A moral framework that judges according to outcomes, such as how much destruction occurred or how many civilians suffered, has no way to process that dilemma. It simply condemns the result and, by implication, the actor.

This makes for an unsustainable system. If the standard becomes: “If your self-defense produces a certain level of civilian harm, it is illegitimate,” then any actor willing to fight from within its own civilian population gains a decisive advantage. The more indifferent such actors are toward their own civilians, the more constrained their opponent becomes.

This logic would be disastrous for any Western military confronting an adversary that embeds itself among civilians. It becomes, in effect, a standing invitation to illiberal actors: structure your warfare this way, and you neutralize your opponent’s moral legitimacy. 

The result is not a more humane world. It’s a more brutal one.

The moral answer is not to dismiss civilian suffering. It is to take it seriously while refusing to let it become a weapon against the very concept of legitimate self-defense.
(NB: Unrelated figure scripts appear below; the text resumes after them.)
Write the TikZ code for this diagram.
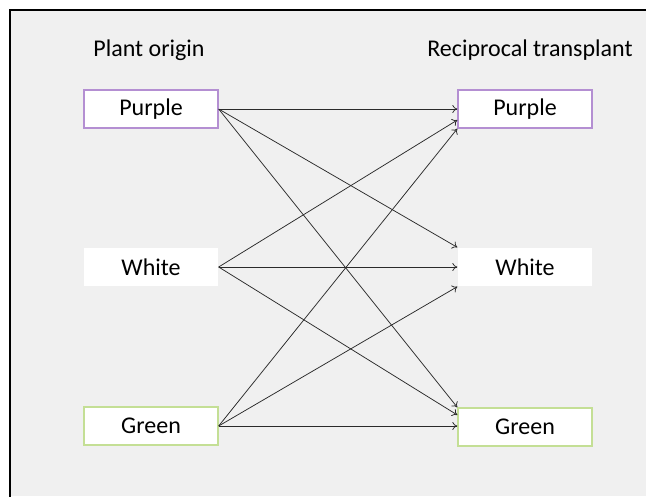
\documentclass[tikz,border=0pt]{standalone}
\usepackage{fontspec}
\setmainfont{Carlito}
\usetikzlibrary{arrows.meta}
\definecolor{bggray}{HTML}{F0F0F0}
\definecolor{boxpurple}{HTML}{B48FD2}
\definecolor{boxgreen}{HTML}{C4DF95}
\definecolor{linegray}{HTML}{2A2A2A}
\begin{document}
\begin{tikzpicture}[x=1pt,y=-1pt,
  box/.style={fill=white, minimum width=134pt, minimum height=38pt, inner sep=0pt, font=\fontsize{24}{28}\selectfont, line width=1.3pt},
  pbox/.style={box, draw=boxpurple},
  gbox/.style={box, draw=boxgreen},
  wbox/.style={box},
  title/.style={font=\fontsize{24}{28}\selectfont, inner sep=0pt},
  conn/.style={draw=linegray, line width=0.75pt, -{To[length=5pt,width=8pt]}}
]
\useasboundingbox (0,0) rectangle (646,496);
\fill[white] (0,0) rectangle (646,496);
\fill[bggray] (10,10) rectangle (646,496);
\draw[black, line width=2pt] (10,497) -- (10,10) -- (646,10);

\node[title] (t1) at (149,50) {Plant origin};
\node[title] (t2) at (530,50) {Reciprocal transplant};

\node[pbox] (lp) at (151,109) {Purple};
\node[wbox] (lw) at (151,267) {White};
\node[gbox] (lg) at (151,426) {Green};

\node[pbox] (rp) at (525,109) {Purple};
\node[wbox] (rw) at (525,267) {White};
\node[gbox] (rg) at (525,427) {Green};

\coordinate (rpw) at ([yshift=-11pt]rp.west);
\coordinate (rgw) at ([yshift=12pt]rg.west);

\draw[conn] (lp.east) -- (rp.west);
\draw[conn] (lp.east) -- (rw.north west);
\draw[conn] (lp.east) -- (rg.north west);
\draw[conn] (lw.east) -- (rpw);
\draw[conn] (lw.east) -- (rw.west);
\draw[conn] (lw.east) -- (rgw);
\draw[conn] (lg.east) -- (rp.south west);
\draw[conn] (lg.east) -- (rw.south west);
\draw[conn] (lg.east) -- (lg.east -| rg.west);
\end{tikzpicture}
\end{document}
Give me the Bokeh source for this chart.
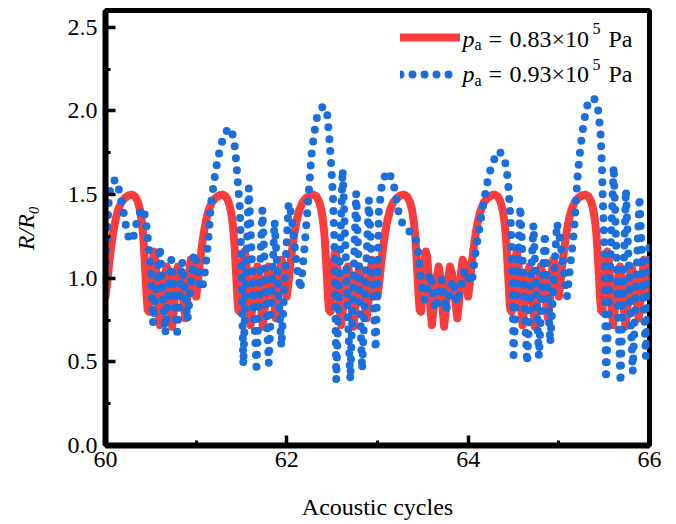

That means holding combatants to rigorous standards of conduct—and holding observers to rigorous standards of language. 

“Creating a genocide” fails both tests. It is imprecise where precision is required, and consequential where imprecision carries real costs.

Untethering the language of moral judgment from the criteria that give it meaning does not protect civilians. If anything, it protects the strategies that place them in harm’s way.